14 CCC members’ bail bid rejected

Fidelis Munyoro Chief Court Reporter

The group of 14 CCC members, facing charges of assault, arson and looting after the violence that rocked Nyatsime area after Moreblessing Ali was kidnapped and murdered by a former boyfriend, have had their High Court bid for bail pending trial rejected because it was brought to the wrong court.

The 14 took their bid for bail on changed circumstances to the High Court, instead of the magistrates court that dealt with the initial bail application.

The ruling was made in the case of Precious Jeche, Misheck Guzha, Odias Makoma, Chauya Shopa, Zex Makoni, Roan Tsoka, Zephania Chinembiri, Shepherd Bulakasi, Tatenda Pindahama, Enock Tsoka, Emmanuel Muradzikwa, Robert Madzokere and Clever Sibanda.

They were all arrested in connection with the violence that occurred on June 14 in Nyatsime and are in custody on public violence charges.

Justice Lucy-Anne Mungwari threw out the application by the 14, which was brought on the basis of changed circumstances, finding that once an application for bail pending trial is made in the magistrates court, an application for bail on changed circumstances cannot be made before the High Court.

Given the nature of the application, the judge could not determine the application on the merits because the group’s legal counsel sought to experiment with a wrong procedure of circumventing the court best placed to deal with the matter.

“I am constrained to point out that the applicants’ biggest undoing is their desire to experiment with the unprecedented procedure they urged this court to adopt,” said Justice Mungwari.

“The finding of this court is that whilst it can entertain an application for bail on changed circumstances in a case where the initial application was before a judge of the High Court it has no power where the initial application was made in the magistrates’ court.

“As is the rule, where a court declines jurisdiction, it cannot take one step further than that,” said the judge advising the group to approach the magistrates court for the relief they seek.

“Their approach to the High Court was unprecedented as if they were dissatisfied win the lower court they would be appealing that ruling to the High Court.”

In her judgment, Justice Mungwari discredited the argument by the CCC activists that the group was being politically persecuted and that the judiciary was captured.

She was highly critical of the legal practitioner representing the group for setting down applications as an urgent matter and then not bothering to turn up in court and never explaining why, a ploy she said could have been intended to keep the matter undetermined.

“The background of this case illustrates a very disturbing trend which I need to comment on,” she said.

“Needless to point out, bail applications are by their nature urgent applications.

“The dilatoriness, lack of interest and sometimes laziness with which counsel for the applicants approached the matters smacked of a ploy to keep the matters undetermined.

“There is no excuse for a legal practitioner to apply for the set down of an urgent matter and then for no apparent reason fails to turn up at court, abandons the matter and leaves it to be struck off the roll.”

The bail court is a motion court where invariably scores of legal practitioners are ever present and serious legal practitioners who get tied up elsewhere and fail to attend court for one reason or another always find it useful to instruct another legal practitioner to stand in for them and seek a postponement of their cases to other dates.

In the cases of the CC activists group, Justice Mungwari said their legal counsel did not think that route was necessary and decided that the appropriate course was to ignore his applications and not bother to explain his failure to attend court.

“Had the right course of action been taken, the striking off and removal of the matters from the roll as well as the making of the subsequent applications for re-enrolment of the matters could have been avoided,” she said.

“Thereafter, a consolidation of the matters was sought, but again was not timeously attended to.
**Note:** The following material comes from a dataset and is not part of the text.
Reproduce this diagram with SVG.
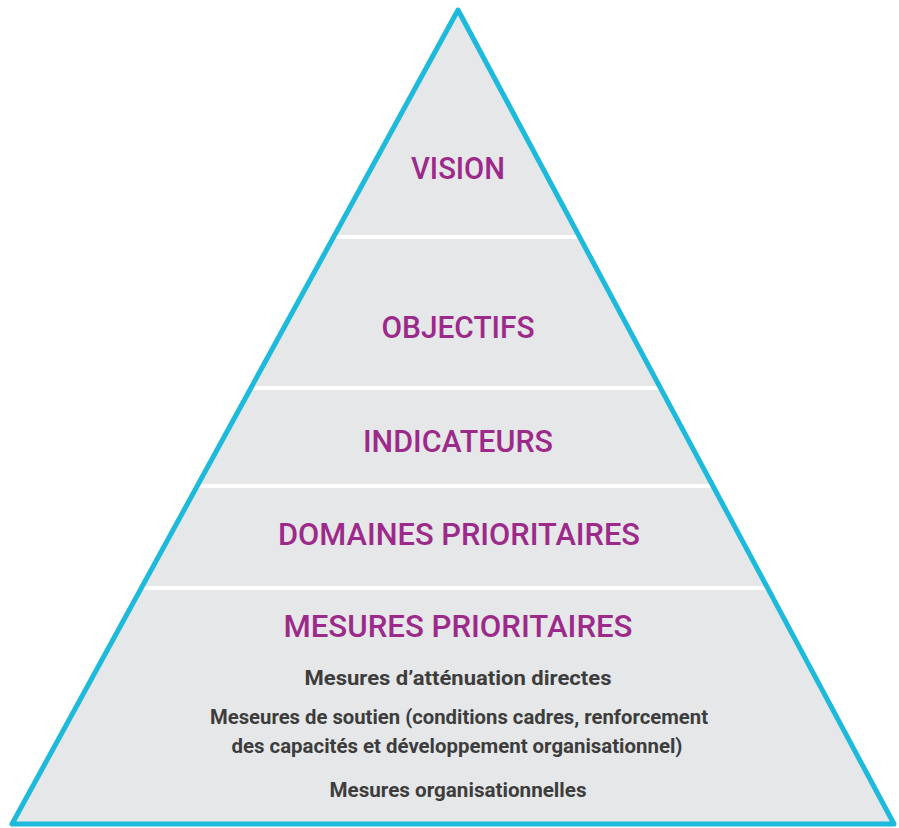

In the first place, applications for bail are individual applications.”

The judge also noted that the charge was admittedly the same for all of the suspects but personal circumstances and bail statements were individualised.

This, she said, could have been dealt with individually by any judge before whom the matters would have been set down for hearing.

“So, whilst it may have been expedient for counsel it was not absolutely necessary that the cases be consolidated and the appeals be delayed to the hearing for months on end,” said Justice Mungwari.

“The inherent urgency with which bail matters should be attended to was lost in that confusion. I advert to the above indiscretions to debunk the conspiracy and political undertones such as those which appear in this application insinuating that the criminal justice system is being abused for political purposes.”

The suspects are alleged to be behind the burning of the house of the late Zanu PF chairperson for Nyatsime Cde George Murambatsvina.

They also allegedly stoned houses and broke window panes before going to Chibhanguza Shopping Centre, where they torched a gazebo, damaged windows of 13 shops, four beer halls and looted groceries and electrical gadgets.

It is alleged that they also assaulted people and damaged motor vehicles. Property worth $5 800 000 was destroyed in the process, according to the State.

The violence was triggered by social media and other false claims that Ms Ali had been kidnapped in a political action, rather than grabbed and murdered on the night of her disappearance by a former boyfriend who has since been arrested and has reportedly confessed.